[Start]

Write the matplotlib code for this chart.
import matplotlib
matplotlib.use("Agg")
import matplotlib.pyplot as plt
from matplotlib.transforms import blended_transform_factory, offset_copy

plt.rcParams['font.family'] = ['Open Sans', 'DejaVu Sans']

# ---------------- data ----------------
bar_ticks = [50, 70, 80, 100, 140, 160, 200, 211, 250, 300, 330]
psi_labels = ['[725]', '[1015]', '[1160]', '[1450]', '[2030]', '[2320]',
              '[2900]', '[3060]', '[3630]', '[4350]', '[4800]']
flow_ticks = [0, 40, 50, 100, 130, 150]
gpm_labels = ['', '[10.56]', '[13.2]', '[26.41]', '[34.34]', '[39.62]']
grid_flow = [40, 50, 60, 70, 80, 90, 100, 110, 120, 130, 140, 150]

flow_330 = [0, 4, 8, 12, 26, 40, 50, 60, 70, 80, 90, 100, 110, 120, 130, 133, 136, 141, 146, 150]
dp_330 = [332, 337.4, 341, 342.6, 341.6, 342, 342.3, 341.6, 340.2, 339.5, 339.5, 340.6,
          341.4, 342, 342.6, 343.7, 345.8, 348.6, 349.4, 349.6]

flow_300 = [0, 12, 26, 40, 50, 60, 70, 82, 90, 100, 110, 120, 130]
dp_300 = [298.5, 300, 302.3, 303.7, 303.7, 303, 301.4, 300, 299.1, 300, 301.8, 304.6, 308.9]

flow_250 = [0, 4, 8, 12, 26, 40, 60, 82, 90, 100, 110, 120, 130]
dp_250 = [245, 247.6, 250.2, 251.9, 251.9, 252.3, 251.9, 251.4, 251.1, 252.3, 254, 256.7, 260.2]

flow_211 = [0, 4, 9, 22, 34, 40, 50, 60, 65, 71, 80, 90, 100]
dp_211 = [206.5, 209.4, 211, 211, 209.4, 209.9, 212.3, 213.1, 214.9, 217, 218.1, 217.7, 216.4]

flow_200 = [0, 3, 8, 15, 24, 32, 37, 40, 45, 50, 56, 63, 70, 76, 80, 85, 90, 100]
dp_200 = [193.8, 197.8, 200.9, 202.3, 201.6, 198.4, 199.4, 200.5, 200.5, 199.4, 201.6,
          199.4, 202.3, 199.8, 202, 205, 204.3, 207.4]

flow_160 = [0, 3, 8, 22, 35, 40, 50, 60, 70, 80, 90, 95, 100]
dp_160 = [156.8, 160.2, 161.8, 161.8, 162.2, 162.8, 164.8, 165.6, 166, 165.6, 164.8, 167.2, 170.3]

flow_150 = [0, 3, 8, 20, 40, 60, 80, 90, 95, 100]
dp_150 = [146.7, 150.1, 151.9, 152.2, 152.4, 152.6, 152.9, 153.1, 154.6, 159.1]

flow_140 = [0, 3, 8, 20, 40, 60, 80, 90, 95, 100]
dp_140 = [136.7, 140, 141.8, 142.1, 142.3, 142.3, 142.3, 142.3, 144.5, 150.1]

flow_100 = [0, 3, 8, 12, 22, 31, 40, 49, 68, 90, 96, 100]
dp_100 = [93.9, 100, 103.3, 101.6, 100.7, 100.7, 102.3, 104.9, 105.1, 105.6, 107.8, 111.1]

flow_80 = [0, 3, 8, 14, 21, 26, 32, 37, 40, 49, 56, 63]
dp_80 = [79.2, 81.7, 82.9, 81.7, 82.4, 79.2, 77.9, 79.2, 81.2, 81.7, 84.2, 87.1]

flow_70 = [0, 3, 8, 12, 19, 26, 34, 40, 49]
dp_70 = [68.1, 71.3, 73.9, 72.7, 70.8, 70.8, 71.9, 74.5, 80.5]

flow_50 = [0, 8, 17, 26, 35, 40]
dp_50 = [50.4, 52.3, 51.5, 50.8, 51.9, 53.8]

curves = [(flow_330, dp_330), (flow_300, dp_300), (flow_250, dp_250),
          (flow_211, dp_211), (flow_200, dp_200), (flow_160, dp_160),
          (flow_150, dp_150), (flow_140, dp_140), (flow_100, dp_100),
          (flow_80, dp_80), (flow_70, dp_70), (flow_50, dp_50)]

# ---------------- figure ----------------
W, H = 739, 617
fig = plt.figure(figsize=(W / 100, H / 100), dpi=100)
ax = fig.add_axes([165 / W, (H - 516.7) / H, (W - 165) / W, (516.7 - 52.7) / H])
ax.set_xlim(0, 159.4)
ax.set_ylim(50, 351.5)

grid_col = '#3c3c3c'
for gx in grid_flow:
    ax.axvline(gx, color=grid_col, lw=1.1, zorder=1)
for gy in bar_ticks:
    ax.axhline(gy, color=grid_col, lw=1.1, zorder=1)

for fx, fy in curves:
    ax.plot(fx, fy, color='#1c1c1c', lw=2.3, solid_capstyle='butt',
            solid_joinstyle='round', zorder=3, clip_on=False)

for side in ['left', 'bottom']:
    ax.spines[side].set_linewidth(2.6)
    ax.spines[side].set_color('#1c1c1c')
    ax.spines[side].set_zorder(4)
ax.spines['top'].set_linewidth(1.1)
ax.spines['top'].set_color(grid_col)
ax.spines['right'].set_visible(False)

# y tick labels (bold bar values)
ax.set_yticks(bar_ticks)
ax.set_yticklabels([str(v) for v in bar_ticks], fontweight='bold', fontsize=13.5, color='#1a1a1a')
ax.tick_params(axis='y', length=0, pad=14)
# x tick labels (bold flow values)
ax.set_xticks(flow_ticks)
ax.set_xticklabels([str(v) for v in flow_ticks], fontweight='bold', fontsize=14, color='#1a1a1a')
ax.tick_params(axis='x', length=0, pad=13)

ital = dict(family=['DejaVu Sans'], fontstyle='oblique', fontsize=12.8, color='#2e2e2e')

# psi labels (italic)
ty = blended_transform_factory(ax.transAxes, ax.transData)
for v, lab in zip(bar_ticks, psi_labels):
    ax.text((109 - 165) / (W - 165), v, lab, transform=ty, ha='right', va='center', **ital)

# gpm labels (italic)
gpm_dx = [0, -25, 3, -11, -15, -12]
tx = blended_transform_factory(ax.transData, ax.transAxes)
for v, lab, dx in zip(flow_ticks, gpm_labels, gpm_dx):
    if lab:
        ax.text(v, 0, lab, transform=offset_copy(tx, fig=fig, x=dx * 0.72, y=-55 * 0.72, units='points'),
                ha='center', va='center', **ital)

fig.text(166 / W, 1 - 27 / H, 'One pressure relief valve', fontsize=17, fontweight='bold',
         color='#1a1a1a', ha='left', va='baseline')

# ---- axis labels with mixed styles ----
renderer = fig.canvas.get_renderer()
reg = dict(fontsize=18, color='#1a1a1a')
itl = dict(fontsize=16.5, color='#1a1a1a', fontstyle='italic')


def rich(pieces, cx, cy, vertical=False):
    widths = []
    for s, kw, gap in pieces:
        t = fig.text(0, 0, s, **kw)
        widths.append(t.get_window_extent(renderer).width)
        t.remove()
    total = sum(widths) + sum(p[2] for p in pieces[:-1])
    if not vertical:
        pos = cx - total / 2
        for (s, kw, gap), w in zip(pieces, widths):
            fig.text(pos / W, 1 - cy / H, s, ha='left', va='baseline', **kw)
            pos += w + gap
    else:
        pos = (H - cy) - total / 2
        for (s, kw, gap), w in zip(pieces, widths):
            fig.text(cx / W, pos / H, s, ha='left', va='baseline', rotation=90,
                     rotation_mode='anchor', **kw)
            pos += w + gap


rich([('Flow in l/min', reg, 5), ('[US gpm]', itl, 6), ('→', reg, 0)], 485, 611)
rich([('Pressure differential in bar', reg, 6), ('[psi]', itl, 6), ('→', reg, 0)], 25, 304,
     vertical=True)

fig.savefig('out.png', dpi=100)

[End]
[Start]

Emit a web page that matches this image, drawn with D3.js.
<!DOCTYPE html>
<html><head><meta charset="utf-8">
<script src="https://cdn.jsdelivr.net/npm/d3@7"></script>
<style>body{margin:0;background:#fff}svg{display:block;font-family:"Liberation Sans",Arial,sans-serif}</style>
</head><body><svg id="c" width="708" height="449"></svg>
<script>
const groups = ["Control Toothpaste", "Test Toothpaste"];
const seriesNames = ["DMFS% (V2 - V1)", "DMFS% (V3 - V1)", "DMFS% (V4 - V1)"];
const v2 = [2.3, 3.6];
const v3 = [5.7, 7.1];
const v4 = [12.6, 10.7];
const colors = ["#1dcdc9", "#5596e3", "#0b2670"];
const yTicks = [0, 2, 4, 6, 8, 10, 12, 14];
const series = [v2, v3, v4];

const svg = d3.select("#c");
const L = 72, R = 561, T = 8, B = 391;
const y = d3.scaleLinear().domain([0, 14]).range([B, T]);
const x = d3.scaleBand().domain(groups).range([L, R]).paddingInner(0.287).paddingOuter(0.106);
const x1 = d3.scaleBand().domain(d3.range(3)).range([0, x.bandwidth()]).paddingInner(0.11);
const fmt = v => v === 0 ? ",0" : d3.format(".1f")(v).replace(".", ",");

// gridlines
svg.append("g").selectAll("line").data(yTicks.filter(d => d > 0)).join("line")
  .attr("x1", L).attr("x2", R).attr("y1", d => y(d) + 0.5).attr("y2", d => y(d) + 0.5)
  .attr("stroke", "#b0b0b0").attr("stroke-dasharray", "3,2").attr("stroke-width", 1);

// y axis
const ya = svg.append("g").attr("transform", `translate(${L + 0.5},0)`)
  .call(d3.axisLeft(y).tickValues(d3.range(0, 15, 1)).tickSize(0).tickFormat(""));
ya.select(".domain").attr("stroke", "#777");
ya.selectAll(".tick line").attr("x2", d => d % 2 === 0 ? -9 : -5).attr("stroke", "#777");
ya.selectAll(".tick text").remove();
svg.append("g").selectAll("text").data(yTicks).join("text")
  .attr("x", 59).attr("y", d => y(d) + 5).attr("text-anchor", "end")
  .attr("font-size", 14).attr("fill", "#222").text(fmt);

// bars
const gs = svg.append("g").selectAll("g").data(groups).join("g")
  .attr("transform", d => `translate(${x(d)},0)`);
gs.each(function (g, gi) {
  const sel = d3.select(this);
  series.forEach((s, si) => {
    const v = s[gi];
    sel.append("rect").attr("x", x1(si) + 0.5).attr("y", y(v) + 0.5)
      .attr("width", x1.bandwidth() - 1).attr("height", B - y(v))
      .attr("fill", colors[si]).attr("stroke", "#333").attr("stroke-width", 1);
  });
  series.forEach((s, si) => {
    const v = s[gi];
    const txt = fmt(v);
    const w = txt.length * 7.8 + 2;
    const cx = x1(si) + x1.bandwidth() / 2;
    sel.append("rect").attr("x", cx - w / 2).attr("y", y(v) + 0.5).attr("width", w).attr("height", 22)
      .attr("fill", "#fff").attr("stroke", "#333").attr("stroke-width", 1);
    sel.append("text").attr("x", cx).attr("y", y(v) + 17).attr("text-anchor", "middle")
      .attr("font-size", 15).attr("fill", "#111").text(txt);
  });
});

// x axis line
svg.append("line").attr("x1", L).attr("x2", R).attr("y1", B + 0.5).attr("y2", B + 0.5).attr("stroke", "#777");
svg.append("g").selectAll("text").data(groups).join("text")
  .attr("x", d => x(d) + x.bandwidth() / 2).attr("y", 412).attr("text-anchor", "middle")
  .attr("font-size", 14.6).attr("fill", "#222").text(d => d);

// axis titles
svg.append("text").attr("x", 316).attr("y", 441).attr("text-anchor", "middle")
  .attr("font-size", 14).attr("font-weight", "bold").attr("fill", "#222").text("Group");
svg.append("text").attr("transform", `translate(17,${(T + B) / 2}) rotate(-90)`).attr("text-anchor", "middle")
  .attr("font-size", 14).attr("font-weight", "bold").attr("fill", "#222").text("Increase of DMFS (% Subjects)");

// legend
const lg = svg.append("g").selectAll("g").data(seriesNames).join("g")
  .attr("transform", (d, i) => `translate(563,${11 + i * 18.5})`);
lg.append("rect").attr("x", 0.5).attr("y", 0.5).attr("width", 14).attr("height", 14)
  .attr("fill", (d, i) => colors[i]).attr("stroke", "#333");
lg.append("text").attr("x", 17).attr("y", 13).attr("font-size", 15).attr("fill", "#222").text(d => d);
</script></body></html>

[End]

= Short problem =
Copy verbatim the line that contains "Write the matplotlib code for this chart.", the line that contains "254, 256.7, 260.2]", and all lines between them.

= Solution to this exercise =
Write the matplotlib code for this chart.
import matplotlib
matplotlib.use("Agg")
import matplotlib.pyplot as plt
from matplotlib.transforms import blended_transform_factory, offset_copy

plt.rcParams['font.family'] = ['Open Sans', 'DejaVu Sans']

# ---------------- data ----------------
bar_ticks = [50, 70, 80, 100, 140, 160, 200, 211, 250, 300, 330]
psi_labels = ['[725]', '[1015]', '[1160]', '[1450]', '[2030]', '[2320]',
              '[2900]', '[3060]', '[3630]', '[4350]', '[4800]']
flow_ticks = [0, 40, 50, 100, 130, 150]
gpm_labels = ['', '[10.56]', '[13.2]', '[26.41]', '[34.34]', '[39.62]']
grid_flow = [40, 50, 60, 70, 80, 90, 100, 110, 120, 130, 140, 150]

flow_330 = [0, 4, 8, 12, 26, 40, 50, 60, 70, 80, 90, 100, 110, 120, 130, 133, 136, 141, 146, 150]
dp_330 = [332, 337.4, 341, 342.6, 341.6, 342, 342.3, 341.6, 340.2, 339.5, 339.5, 340.6,
          341.4, 342, 342.6, 343.7, 345.8, 348.6, 349.4, 349.6]

flow_300 = [0, 12, 26, 40, 50, 60, 70, 82, 90, 100, 110, 120, 130]
dp_300 = [298.5, 300, 302.3, 303.7, 303.7, 303, 301.4, 300, 299.1, 300, 301.8, 304.6, 308.9]

flow_250 = [0, 4, 8, 12, 26, 40, 60, 82, 90, 100, 110, 120, 130]
dp_250 = [245, 247.6, 250.2, 251.9, 251.9, 252.3, 251.9, 251.4, 251.1, 252.3, 254, 256.7, 260.2]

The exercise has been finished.